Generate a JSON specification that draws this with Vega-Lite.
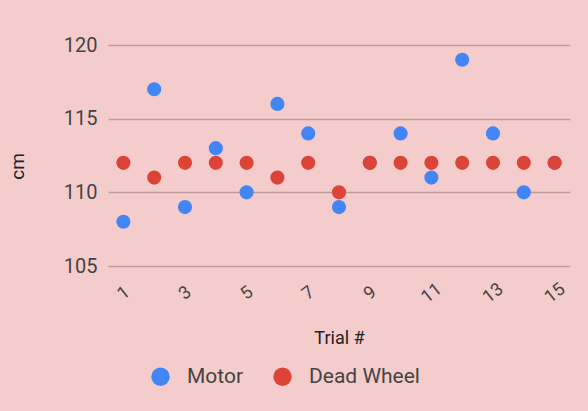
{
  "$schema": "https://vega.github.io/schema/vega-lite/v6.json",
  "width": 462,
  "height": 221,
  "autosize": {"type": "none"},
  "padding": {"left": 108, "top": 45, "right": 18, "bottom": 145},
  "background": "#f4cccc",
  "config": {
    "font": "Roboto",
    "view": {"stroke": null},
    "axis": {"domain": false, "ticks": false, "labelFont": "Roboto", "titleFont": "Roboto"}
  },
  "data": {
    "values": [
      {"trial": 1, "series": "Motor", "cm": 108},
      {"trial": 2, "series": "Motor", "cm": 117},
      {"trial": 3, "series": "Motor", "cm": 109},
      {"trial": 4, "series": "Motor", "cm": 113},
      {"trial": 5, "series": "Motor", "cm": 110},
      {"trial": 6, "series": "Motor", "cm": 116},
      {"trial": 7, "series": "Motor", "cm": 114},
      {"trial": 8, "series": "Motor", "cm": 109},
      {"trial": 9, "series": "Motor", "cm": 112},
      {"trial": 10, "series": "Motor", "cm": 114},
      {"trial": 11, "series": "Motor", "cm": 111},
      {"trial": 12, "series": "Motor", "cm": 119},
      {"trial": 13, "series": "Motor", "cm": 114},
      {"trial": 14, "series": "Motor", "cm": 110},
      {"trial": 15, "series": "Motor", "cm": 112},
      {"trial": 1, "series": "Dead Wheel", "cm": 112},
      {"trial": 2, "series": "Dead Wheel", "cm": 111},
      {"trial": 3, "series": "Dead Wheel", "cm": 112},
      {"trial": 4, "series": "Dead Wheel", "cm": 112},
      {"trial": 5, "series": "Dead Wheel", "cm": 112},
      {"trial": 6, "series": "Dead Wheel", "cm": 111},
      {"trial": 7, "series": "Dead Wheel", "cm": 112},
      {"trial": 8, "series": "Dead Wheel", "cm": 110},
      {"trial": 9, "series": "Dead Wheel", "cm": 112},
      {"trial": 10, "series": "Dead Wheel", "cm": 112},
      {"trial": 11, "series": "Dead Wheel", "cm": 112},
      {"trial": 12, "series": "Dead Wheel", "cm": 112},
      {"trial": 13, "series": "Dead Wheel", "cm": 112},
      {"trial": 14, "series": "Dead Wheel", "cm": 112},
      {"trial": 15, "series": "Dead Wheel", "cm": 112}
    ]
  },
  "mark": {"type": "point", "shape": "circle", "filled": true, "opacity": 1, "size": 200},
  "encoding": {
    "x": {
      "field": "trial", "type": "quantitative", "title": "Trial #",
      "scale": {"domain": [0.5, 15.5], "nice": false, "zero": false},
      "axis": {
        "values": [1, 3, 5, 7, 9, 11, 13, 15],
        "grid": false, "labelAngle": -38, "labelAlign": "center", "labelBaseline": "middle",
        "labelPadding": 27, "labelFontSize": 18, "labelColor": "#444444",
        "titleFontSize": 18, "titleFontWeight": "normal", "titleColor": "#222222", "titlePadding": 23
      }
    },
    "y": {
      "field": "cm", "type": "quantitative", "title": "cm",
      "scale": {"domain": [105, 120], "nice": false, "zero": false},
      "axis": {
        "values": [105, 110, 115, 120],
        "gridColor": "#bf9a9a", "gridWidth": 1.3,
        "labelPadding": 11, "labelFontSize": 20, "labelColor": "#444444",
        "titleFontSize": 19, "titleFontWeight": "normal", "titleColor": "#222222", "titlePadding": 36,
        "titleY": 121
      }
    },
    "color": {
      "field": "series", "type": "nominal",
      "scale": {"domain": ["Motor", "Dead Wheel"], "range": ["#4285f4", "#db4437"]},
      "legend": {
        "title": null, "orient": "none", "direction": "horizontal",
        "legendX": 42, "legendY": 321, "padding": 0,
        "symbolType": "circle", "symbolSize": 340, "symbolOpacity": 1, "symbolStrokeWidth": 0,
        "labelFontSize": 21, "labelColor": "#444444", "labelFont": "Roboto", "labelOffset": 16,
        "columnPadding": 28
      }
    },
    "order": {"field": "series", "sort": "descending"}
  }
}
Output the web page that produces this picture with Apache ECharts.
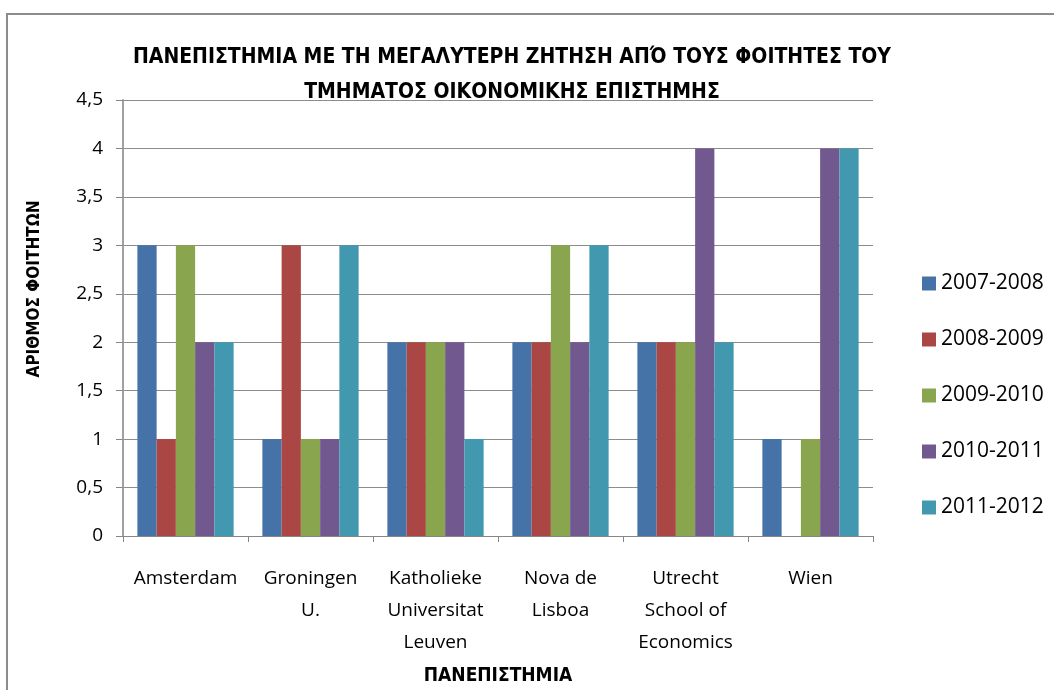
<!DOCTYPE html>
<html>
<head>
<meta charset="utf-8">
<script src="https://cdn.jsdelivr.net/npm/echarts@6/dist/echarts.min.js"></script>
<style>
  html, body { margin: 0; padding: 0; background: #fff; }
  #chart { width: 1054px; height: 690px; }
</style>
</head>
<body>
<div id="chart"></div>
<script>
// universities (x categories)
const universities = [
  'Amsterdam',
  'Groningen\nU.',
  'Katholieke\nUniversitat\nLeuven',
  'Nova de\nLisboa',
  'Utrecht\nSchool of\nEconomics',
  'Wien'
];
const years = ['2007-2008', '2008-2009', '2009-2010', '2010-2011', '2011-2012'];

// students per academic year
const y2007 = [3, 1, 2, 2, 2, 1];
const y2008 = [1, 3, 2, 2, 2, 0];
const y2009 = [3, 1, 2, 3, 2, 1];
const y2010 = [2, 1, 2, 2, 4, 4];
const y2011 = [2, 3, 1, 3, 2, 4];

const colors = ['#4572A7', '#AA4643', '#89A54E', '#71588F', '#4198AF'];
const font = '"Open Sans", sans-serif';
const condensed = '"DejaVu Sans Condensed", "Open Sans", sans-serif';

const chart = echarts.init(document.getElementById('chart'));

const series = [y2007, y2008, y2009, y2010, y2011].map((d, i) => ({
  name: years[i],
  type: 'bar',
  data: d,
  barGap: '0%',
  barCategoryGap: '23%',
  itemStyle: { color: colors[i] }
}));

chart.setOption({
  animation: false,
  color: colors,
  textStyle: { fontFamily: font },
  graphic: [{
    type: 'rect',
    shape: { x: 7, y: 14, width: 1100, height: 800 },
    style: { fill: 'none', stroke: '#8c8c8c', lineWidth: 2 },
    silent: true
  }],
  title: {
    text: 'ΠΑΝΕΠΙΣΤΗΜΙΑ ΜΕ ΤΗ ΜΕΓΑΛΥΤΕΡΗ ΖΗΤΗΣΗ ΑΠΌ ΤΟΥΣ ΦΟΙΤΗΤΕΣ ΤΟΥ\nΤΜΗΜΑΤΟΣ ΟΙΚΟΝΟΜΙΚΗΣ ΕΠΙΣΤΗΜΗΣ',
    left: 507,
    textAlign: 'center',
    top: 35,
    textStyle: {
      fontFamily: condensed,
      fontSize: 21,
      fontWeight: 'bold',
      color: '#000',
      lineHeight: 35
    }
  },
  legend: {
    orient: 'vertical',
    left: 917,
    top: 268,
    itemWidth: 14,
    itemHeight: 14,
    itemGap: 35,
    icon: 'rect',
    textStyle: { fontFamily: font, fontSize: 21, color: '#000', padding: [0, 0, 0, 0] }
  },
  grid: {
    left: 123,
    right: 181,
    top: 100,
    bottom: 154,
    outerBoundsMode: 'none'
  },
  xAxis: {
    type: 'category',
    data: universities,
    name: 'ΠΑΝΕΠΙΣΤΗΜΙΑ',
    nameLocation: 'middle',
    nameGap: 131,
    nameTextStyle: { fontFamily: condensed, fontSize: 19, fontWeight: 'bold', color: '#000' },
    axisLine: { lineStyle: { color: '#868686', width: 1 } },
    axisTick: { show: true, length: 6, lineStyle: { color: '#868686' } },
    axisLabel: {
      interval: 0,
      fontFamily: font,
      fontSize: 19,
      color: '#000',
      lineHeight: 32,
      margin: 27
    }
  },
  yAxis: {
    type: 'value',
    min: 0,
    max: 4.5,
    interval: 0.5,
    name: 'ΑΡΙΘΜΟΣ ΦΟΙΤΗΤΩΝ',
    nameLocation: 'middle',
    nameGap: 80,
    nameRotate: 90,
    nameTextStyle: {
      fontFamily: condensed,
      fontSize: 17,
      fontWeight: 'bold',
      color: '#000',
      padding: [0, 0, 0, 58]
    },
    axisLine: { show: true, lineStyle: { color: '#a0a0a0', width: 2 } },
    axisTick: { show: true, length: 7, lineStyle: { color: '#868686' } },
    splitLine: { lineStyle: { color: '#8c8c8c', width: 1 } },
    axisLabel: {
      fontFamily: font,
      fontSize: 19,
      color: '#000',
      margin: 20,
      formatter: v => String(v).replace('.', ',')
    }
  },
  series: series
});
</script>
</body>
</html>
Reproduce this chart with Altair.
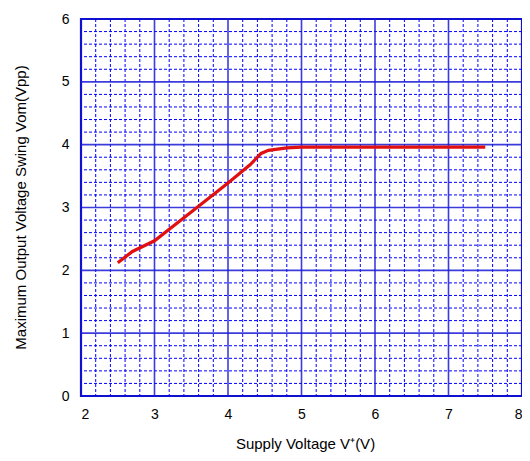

========================================

### WHAT IS BEING ASKED
For each line of the entries that includes "with", show that line.

### SOLUTION TO THIS PROBLEM
Generate a JSON specification that draws this with Vega-Lite.
Output the web page that produces this picture with Apache ECharts.
Reproduce this chart with Altair.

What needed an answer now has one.